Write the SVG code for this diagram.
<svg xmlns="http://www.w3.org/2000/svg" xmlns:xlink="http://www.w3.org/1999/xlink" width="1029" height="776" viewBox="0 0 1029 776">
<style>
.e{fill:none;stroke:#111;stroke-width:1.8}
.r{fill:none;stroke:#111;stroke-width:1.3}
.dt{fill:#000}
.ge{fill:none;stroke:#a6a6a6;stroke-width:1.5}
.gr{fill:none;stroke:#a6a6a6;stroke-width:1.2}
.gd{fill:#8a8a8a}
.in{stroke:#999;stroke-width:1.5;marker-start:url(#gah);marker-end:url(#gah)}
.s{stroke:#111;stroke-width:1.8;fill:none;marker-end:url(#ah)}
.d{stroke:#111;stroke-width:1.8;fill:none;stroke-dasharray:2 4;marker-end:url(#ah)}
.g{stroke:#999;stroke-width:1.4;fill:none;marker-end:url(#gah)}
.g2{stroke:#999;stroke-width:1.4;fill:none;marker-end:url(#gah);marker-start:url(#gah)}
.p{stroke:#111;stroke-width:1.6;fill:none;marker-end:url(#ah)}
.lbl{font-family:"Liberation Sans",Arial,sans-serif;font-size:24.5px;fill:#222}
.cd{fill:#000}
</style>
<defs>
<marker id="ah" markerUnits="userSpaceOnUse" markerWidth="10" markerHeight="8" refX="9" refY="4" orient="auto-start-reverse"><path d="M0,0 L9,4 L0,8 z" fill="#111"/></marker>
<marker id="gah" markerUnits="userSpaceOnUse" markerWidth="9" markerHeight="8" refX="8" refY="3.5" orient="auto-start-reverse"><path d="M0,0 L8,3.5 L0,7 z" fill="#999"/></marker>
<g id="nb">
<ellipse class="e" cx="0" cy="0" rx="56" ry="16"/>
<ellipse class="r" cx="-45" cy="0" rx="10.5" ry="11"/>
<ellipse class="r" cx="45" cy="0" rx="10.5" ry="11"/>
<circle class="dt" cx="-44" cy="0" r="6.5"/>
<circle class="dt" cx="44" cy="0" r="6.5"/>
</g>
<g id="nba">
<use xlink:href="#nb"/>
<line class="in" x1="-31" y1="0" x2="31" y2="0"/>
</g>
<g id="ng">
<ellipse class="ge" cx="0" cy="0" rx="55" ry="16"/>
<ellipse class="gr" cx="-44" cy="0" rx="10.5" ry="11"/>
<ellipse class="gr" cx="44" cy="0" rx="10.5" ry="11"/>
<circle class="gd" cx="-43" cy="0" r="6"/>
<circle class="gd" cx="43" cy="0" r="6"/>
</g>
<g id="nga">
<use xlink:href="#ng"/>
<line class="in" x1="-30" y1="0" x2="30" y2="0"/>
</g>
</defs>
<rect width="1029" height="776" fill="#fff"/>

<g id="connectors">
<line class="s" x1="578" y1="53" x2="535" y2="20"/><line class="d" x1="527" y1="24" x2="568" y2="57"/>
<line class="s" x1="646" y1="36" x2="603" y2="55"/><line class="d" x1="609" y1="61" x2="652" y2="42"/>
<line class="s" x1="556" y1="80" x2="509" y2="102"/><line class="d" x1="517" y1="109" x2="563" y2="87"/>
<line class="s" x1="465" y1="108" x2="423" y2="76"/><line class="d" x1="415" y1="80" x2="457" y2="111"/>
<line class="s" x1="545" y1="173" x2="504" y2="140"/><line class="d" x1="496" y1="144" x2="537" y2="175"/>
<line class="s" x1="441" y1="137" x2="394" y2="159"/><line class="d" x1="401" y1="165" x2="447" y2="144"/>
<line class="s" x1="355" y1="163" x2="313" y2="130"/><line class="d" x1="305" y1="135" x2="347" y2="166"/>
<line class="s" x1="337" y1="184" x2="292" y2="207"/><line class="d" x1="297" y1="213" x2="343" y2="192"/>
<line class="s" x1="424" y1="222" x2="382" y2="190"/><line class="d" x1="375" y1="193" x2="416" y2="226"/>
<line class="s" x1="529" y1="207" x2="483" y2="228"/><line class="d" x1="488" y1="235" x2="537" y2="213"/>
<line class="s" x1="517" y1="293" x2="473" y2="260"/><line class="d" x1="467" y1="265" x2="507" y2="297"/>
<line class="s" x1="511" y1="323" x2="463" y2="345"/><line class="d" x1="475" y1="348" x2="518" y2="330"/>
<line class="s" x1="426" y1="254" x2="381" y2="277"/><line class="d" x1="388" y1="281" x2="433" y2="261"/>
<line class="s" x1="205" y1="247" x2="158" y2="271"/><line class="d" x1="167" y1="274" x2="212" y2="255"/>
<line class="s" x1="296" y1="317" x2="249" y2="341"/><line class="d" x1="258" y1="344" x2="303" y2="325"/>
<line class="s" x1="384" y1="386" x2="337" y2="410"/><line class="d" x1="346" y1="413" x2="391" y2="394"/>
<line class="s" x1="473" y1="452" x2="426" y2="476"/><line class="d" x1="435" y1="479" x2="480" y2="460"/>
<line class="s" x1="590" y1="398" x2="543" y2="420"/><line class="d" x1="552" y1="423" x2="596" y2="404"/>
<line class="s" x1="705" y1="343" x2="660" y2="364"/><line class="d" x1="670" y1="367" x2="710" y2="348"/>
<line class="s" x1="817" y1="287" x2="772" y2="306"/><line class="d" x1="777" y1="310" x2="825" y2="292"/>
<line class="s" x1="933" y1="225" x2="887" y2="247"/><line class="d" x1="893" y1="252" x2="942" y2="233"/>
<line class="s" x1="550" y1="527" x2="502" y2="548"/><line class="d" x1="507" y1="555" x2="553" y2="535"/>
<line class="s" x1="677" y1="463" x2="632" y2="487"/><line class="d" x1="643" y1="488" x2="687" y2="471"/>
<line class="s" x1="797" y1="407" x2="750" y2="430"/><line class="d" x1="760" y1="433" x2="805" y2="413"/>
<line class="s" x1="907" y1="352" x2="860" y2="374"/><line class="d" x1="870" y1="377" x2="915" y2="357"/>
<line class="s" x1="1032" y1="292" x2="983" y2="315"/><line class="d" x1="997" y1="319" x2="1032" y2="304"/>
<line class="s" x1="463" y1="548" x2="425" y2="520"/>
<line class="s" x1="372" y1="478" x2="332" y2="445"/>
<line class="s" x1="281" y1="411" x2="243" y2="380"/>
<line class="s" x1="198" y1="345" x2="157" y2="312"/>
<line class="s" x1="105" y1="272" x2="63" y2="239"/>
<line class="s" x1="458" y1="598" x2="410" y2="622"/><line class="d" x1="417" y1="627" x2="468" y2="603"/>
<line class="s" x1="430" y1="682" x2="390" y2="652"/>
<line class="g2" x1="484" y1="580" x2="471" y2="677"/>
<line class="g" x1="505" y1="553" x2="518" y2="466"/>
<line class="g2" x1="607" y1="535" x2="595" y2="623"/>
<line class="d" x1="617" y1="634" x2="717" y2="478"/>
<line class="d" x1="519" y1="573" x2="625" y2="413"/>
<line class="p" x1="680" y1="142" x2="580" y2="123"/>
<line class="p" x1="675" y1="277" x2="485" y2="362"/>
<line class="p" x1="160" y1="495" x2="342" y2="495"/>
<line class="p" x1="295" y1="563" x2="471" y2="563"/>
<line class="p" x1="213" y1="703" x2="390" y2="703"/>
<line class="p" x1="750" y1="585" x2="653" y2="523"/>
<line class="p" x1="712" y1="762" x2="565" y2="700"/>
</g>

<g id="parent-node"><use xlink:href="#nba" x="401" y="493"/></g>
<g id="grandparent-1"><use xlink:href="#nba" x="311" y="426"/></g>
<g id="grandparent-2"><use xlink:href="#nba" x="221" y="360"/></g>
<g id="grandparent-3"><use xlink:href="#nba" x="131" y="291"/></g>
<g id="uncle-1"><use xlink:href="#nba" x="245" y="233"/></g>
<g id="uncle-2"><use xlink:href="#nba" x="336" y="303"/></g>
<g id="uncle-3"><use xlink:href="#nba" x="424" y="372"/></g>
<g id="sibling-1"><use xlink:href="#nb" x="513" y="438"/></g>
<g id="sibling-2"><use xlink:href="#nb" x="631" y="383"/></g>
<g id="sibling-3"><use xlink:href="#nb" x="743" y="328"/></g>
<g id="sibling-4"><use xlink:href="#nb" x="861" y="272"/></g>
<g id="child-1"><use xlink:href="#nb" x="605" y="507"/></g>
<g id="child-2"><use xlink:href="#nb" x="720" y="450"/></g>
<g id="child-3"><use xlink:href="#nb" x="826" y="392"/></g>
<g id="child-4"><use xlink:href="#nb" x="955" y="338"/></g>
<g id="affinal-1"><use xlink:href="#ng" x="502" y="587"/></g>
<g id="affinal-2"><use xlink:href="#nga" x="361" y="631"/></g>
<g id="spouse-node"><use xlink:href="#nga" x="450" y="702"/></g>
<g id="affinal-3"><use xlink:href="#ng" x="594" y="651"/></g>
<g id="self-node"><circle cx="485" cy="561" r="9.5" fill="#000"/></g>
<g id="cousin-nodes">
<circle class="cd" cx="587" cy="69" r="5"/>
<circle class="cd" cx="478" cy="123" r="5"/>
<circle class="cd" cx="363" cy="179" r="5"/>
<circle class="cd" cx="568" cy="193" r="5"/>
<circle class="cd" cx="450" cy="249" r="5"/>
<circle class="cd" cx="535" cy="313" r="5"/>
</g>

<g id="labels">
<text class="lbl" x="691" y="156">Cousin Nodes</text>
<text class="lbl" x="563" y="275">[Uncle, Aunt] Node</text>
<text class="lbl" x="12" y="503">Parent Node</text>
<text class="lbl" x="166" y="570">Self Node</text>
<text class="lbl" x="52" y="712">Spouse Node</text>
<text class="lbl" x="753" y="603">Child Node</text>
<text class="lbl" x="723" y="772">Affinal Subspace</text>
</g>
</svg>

* * *

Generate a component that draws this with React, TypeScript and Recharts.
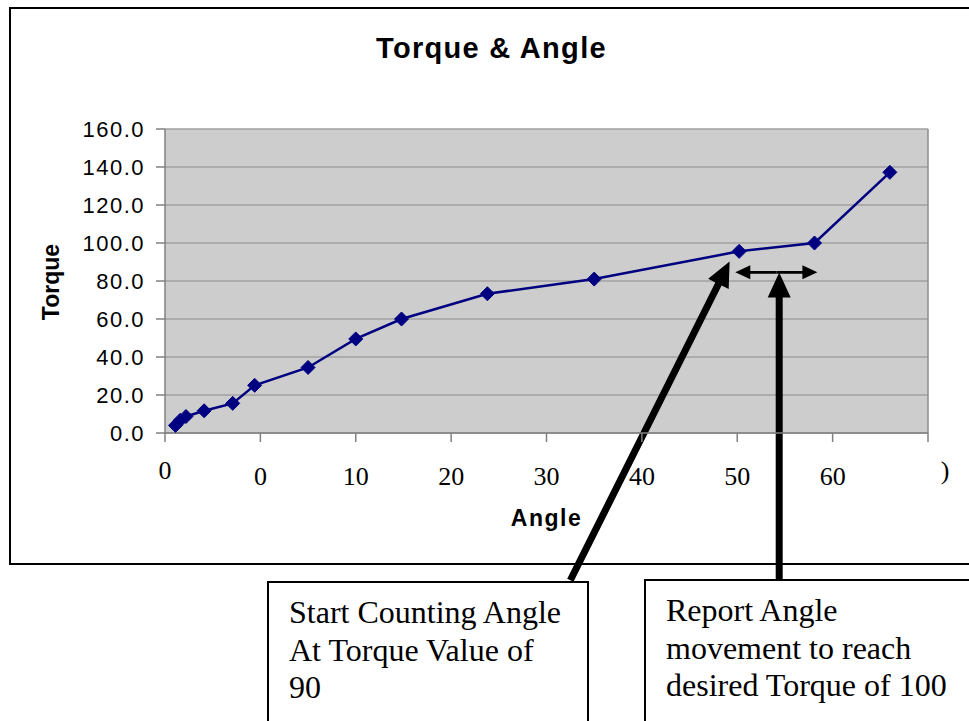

EXERCISE:
Check each line of the material above for "this" and say how many lines contain it, giving the number alone.

WRITTEN SOLUTION:
2